Re: O/T: Methylation expert needed?
Here's good info on ATP production
//www.curezone.org/aa/?870941
He explaines in detail how energy is produced in our bodies and what is needed.
Dr Wright recommends folate over folic acid:
http://www.tahomaclinicblog.com/folic-acid/
But folic acid is not the same as folate!
Folic acid is a single type of molecule, crystallized in 1943 by a scientist working for the patent medicine company Lederle Laboratories, then a subsidiary of American Cyanamid Corporation. Folic acid is the fully oxidized form of naturally occurring folates, which are found in leafy and green vegetables such as spinach, asparagus, turnip greens, romaine, lettuce, broccoli, Brussels sprouts, and bok choy. Other sources include corn, beets, tomatoes, dried or fresh beans and peas, fortified sunflower seeds and some fruits, including oranges, grapefruit, pineapple, cantaloupe, honeydew melon, banana, raspberries, and strawberries. Liver (only organic, of course) and brewer’s and baker’s yeasts are good sources of folate, too.
But—and this is important to understanding the difference between folic acid and the various naturally occuring folates—none of these vegetables, fruits, liver or yeast naturally contain even one molecule of folic acid.

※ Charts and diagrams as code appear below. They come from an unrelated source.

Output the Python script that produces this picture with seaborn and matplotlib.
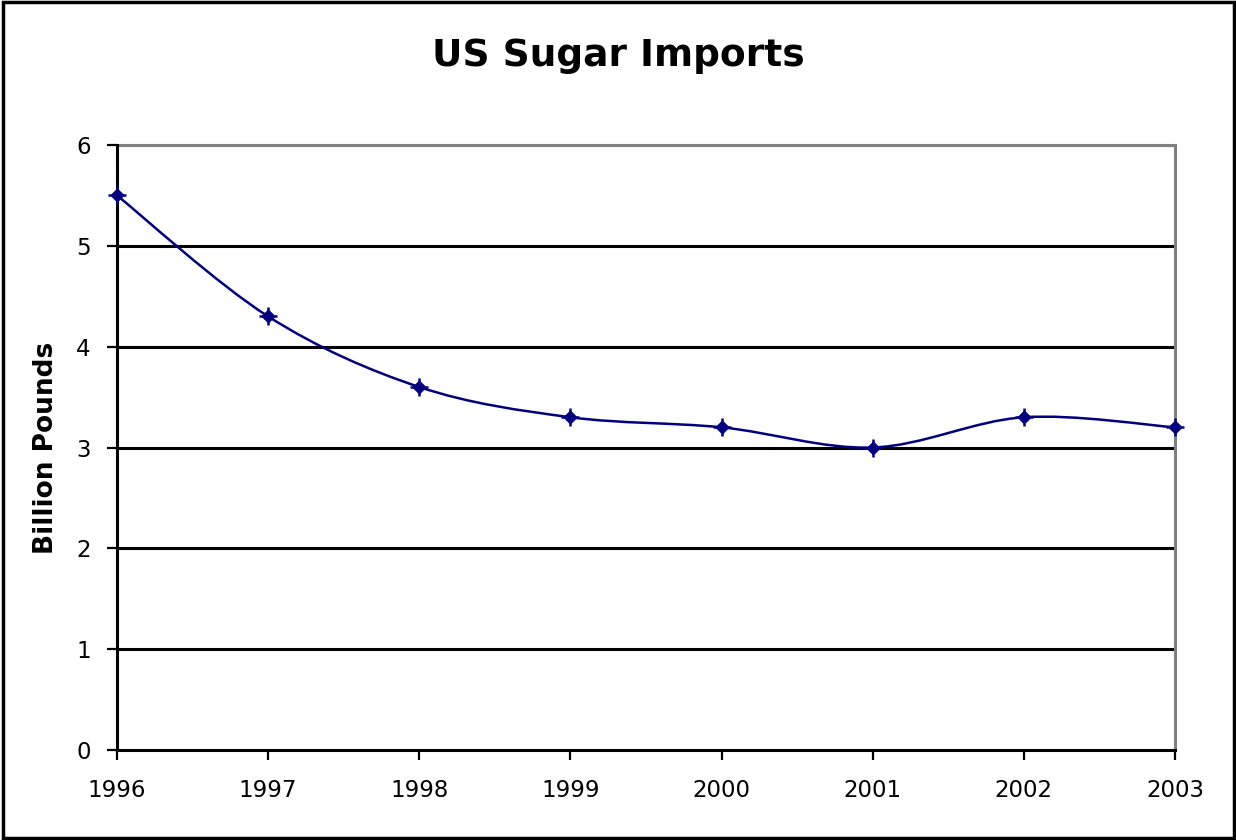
import numpy as np
import matplotlib
matplotlib.use("Agg")
import matplotlib.pyplot as plt
from matplotlib.path import Path
from matplotlib.patches import PathPatch, Rectangle
import seaborn as sns
import pandas as pd

years = [1996, 1997, 1998, 1999, 2000, 2001, 2002, 2003]
imports = [5.5, 4.3, 3.6, 3.3, 3.2, 3.0, 3.3, 3.2]
y_ticks = [0, 1, 2, 3, 4, 5, 6]
title = "US Sugar Imports"
y_label = "Billion Pounds"

sns.set_theme(style="white")
plt.rcParams["font.family"] = ["DejaVu Sans"]

navy = "#000080"
grey = "#808080"

fig = plt.figure(figsize=(12.36, 8.4), dpi=100)
ax = fig.add_axes([117 / 1236, 1 - 750 / 840, (1175 - 117) / 1236, (750 - 145) / 840])

df = pd.DataFrame({"year": years, "imports": imports})

# smoothed line: cubic Bezier segments through each point (Catmull-Rom control points)
pts = np.column_stack([np.array(years, float), np.array(imports, float)])
ext = np.vstack([pts[0], pts, pts[-1]])
verts = [tuple(pts[0])]
codes = [Path.MOVETO]
for i in range(len(pts) - 1):
    p0, p1, p2, p3 = ext[i], ext[i + 1], ext[i + 2], ext[i + 3]
    c1 = p1 + (p2 - p0) / 6.0
    c2 = p2 - (p3 - p1) / 6.0
    verts += [tuple(c1), tuple(c2), tuple(p2)]
    codes += [Path.CURVE4] * 3
ax.add_patch(PathPatch(Path(verts, codes), facecolor="none", edgecolor=navy,
                       lw=1.8, zorder=4, clip_on=False))

# markers: small diamond with a cross through it
sns.scatterplot(data=df, x="year", y="imports", marker="D", s=55, color=navy,
                edgecolor=navy, linewidth=0, ax=ax, zorder=5, clip_on=False)
sns.scatterplot(data=df, x="year", y="imports", marker="+", s=150, color=navy,
                linewidth=1.8, ax=ax, zorder=5, clip_on=False)

ax.set_xlim(years[0], years[-1])
ax.set_ylim(0, 6)
ax.set_xticks(years)
ax.set_xticklabels([str(y) for y in years])
ax.set_yticks(y_ticks)
ax.set_yticklabels([str(t) for t in y_ticks])

ax.grid(False)
for t in y_ticks[1:]:
    ax.axhline(t, color="black", lw=2.2, zorder=2)

ax.spines["left"].set_color("black")
ax.spines["bottom"].set_color("black")
ax.spines["top"].set_color(grey)
ax.spines["right"].set_color(grey)
for s in ax.spines.values():
    s.set_linewidth(2.2)
ax.spines["left"].set_zorder(3)
ax.spines["bottom"].set_zorder(3)

ax.tick_params(axis="both", which="major", direction="out", length=7, width=1.6,
               color="black", labelsize=16.5, labelcolor="black",
               left=True, bottom=True)
ax.tick_params(axis="y", pad=12)
ax.tick_params(axis="x", pad=14)

ax.set_xlabel("")
ax.set_ylabel(y_label, fontsize=19, fontweight="bold", color="black")
ax.yaxis.set_label_coords((59 - 117) / 1058, 0.5)

fig.text(0.5, 1 - 66 / 840, title, ha="center", va="baseline",
         fontsize=27, fontweight="bold", color="black")

# outer chart border
fig.patches.append(Rectangle((0.0025, 0.002), 0.9955, 0.996, transform=fig.transFigure,
                             fill=False, edgecolor="black", lw=2.5))

fig.savefig("out.png", dpi=100, facecolor="white")
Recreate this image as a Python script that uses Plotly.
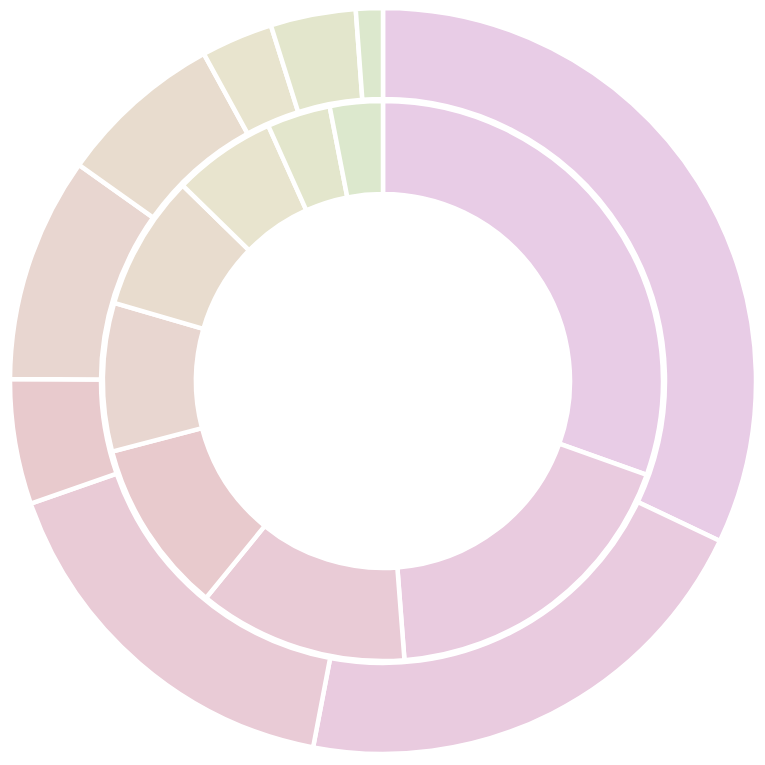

How the mainstream convinced us we need folic acid, and not folate
So why is folic acid so firmly entrenched in the public and mainstream professional mind as a vitamin? For the same reasons that mainstream professionals,
Science writers (who should know better), and the majority of the public think that horse estrogen and human estrogen are the same thing. It’s a combination of a sloppy understanding of biochemistry and some clever patent-medicine-company-supported and -promoted psychology.
First, the biochemistry. (Stay with me, it’s relatively easy.) Folate was originally isolated from brewer’s yeast and spinach in the 1930s. Once isolated and exposed to air it becomes unstable and breaks down, and is generally no longer useful in nutrition. But a small amount of natural folate can be transformed by oxidation (a natural process) into folic acid, a much more stable form with a very long shelf life.
While human and animal cells cannot use the folic acid molecule itself in their normal metabolic processes, human cells (principally the liver) can transform folic acid back into many of its metabolically useful folate forms. That’s why folic acid—despite not being found in food—can do so much nutritional good, the best-known example being the prevention of birth defects including spina bifida, cleft lip, and cleft palate.
As we grow older, though, our bodies are increasingly slow at transforming folic acid into usefully metabolized folates. That’s probably why scientists are finding that folic acid (not folate) is associated with cognitive decline in the elderly. Some of these studies have shown significantly elevated levels of un-metabolized (and therefore not useful) folic acid building up in the bloodstreams of supplemented older individuals.
In addition to worsening folic acid metabolism with age, there are also a significant number (as high as 5 percent or more in some populations) of survivable human genetic defects of folate metabolism which make it more difficult or, in some circumstances, impossible for sufferers to make metabolic use of folic acid.